Let's move over to Lismore. Lismore is a great sporting town. Why is upgrading sporting events important? It is not just for locals to have good facilities on a Saturday; it also brings sports tourism. For just 300 grand we co-invested with the local Far North Coast Hockey Inc and we got a second field. What has that meant? It's an international standard field and, since then, we've been able to bring a number of national tournaments to Lismore, like the under-21s national tournament and the seniors national tournament. This is bringing hundreds of people to Lismore and the surrounds for not just a day or two but for two weeks in some cases—a great economic boon. It's the type of infrastructure that we focus on because it's the type of infrastructure that supports the local economy. We are upgrading a local sporting complex, Oakes Oval and Crozier Field, which is a rectangular field and an oval. They're international standard. We're spending $14 million there. Why? Because we're going to attract the best of all the codes and we're going to attract those types of events to our community. Again, it's about economic activity and bringing those people and that money to our local town.

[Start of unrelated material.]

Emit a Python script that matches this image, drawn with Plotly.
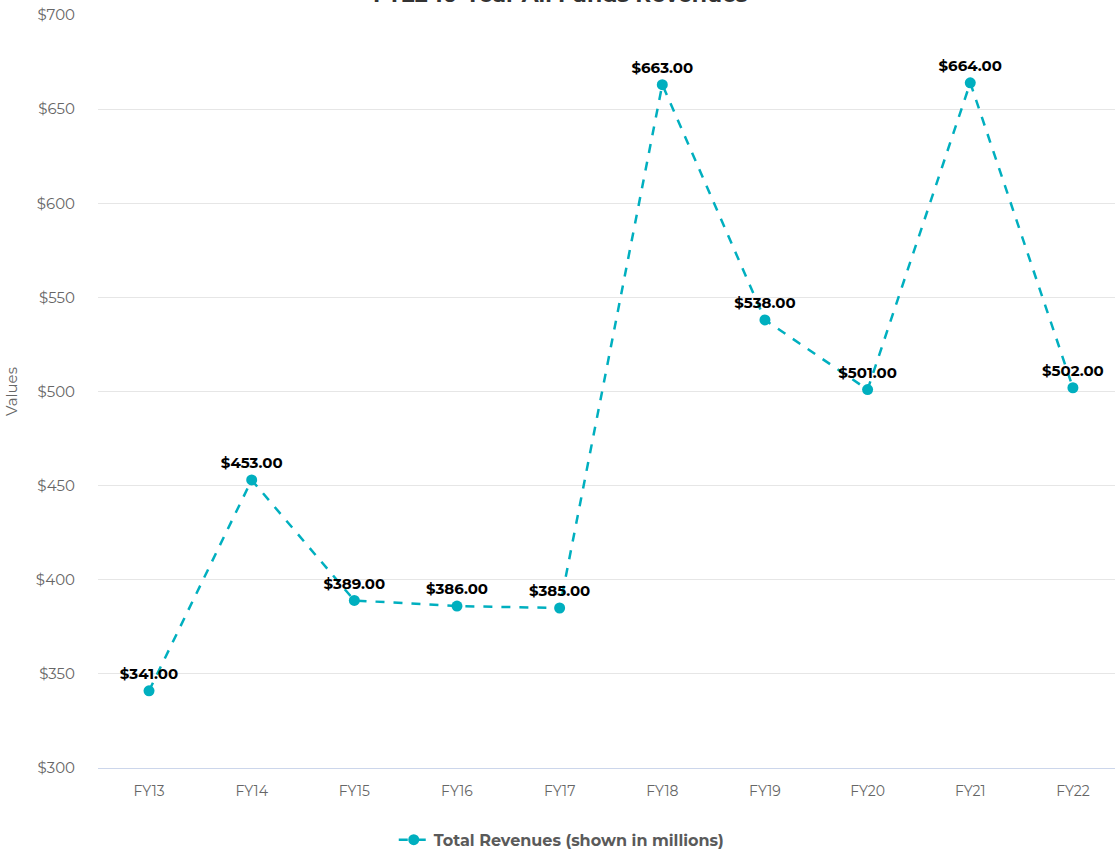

Norco—I'm sure you've heard of it, Deputy Speaker, and I encourage the new shadow minister to meet Norco. Norco is a local dairy co-op, in my region. They have an ice cream factory in Lismore. They're a very good brand. A new brand they've got is Hinterland, which they've just marketed. They're a very important employer in Lismore. We have co-invested with them $15 million each to upgrade that ice cream factory to be world class. And that is very important for the hundreds of jobs in our region and the hundreds of jobs in that dairy processor.
Casino—Deputy Speaker, I know you're a Queenslander, so we'll probably disagree here. To the shadow minister: Casino is the beef capital of the world, member for Chifley. Do not believe that it is Rockhampton.